Let n be number of words, L be maximum length of word. One of the cool ways to solve this problem is the following: imagine, we have word apple, then what we need to find is substring suffix + # + prefix in string apple#apple. Now, quick way to find substring is for example create Trie with all suffixes of apple#apple, which include #.

Complexity

It is O(nL^2) time and space for init: for each word we need O(L^2) processing time. For f we need O(L) time and O(1) space, because we just traverse through tree. So, final complexity is O(nL^2 + QL), where Q is number of queries.

Code

class TrieNode:
    def __init__(self):
        self.children = {}
        self.index = 0

class Trie:
    def __init__(self):
        self.root = TrieNode()

    def insert(self, word, index): #None
        root = self.root
        root.index = index
        for symbol in word:
            root = root.children.setdefault(symbol, TrieNode())
            root.index = index
        
    def startsWith(self, word):
        root = self.root
        for symbol in word:
            if symbol not in root.children:
                return -1
            root = root.children[symbol]
        return root.index  


class WordFilter:
    def __init__(self, words):
        self.trie = Trie()
        self.words = {}
        
        for index, word in enumerate(words):
            long = word + "#" + word
            for i in range(len(word)):
                self.trie.insert(long[i:], index)
                
    def f(self, prefix, suffix):
        return self.trie.startsWith(suffix + "#" + prefix)

Solution 2

Finally, there is again solution with O(nL^3) time complexity, but without Tries at all: we just generate for each word all O(L^2) possible prefix/suffix pairs and put them into dictionary. It is working the best in practice, even though complexity is higher.
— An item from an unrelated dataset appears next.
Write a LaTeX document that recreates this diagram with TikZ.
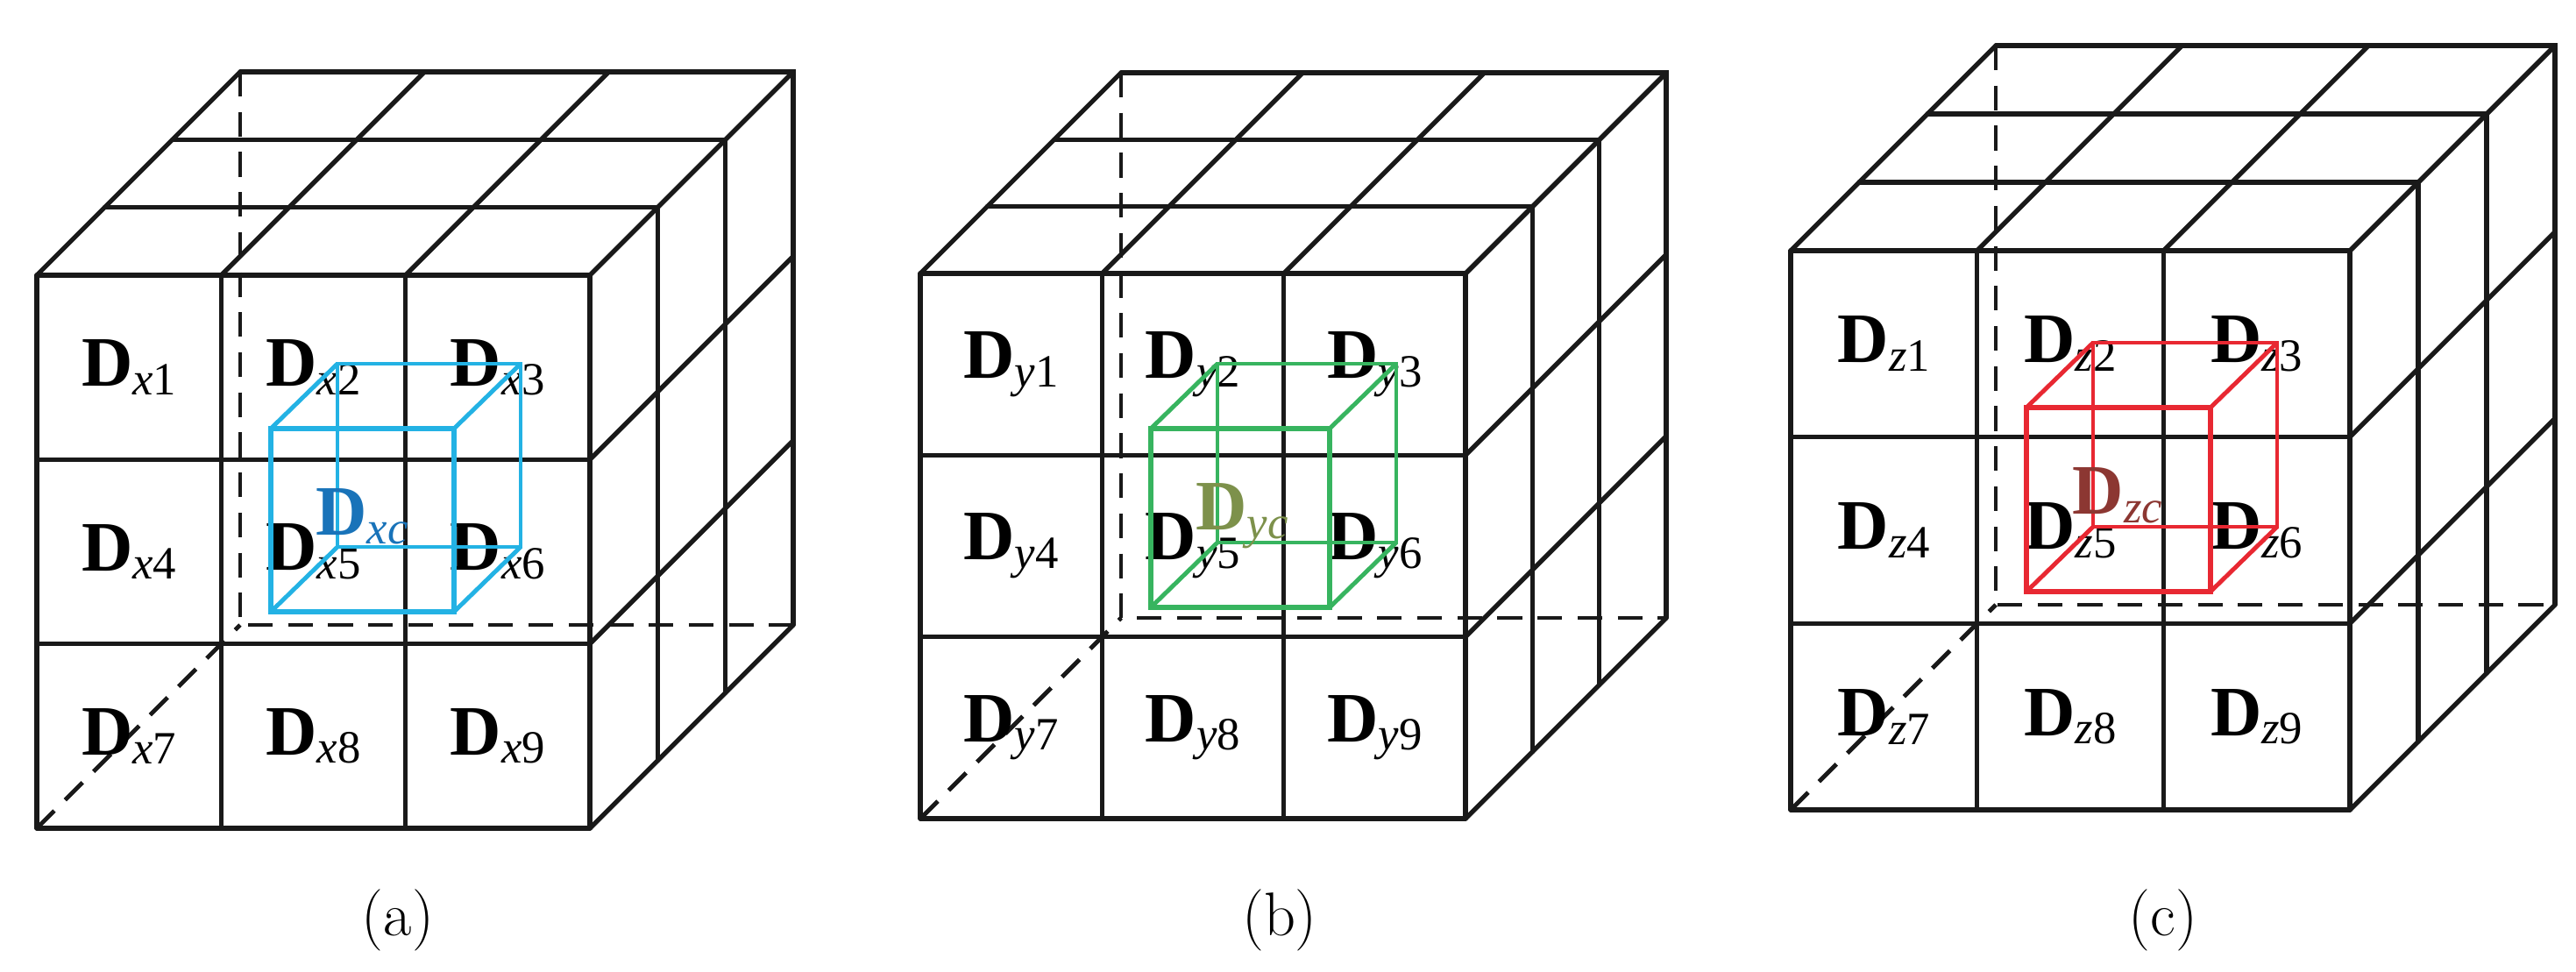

This is because L is quite small and trie is quite heavy data structure with all connections, whereas here we keep only strings.

Complexity

Time is O(nL^3 + QL), space is O(nL^3).

Code

class WordFilter:
    def __init__(self, words):
        self.d = {}
        for i, word in enumerate(words):
            for p, s in product(range(len(word) + 1), repeat=2):
                self.d[word[:p], word[s:]] = i

    def f(self, prefix, suffix):
        return self.d.get((prefix, suffix), -1)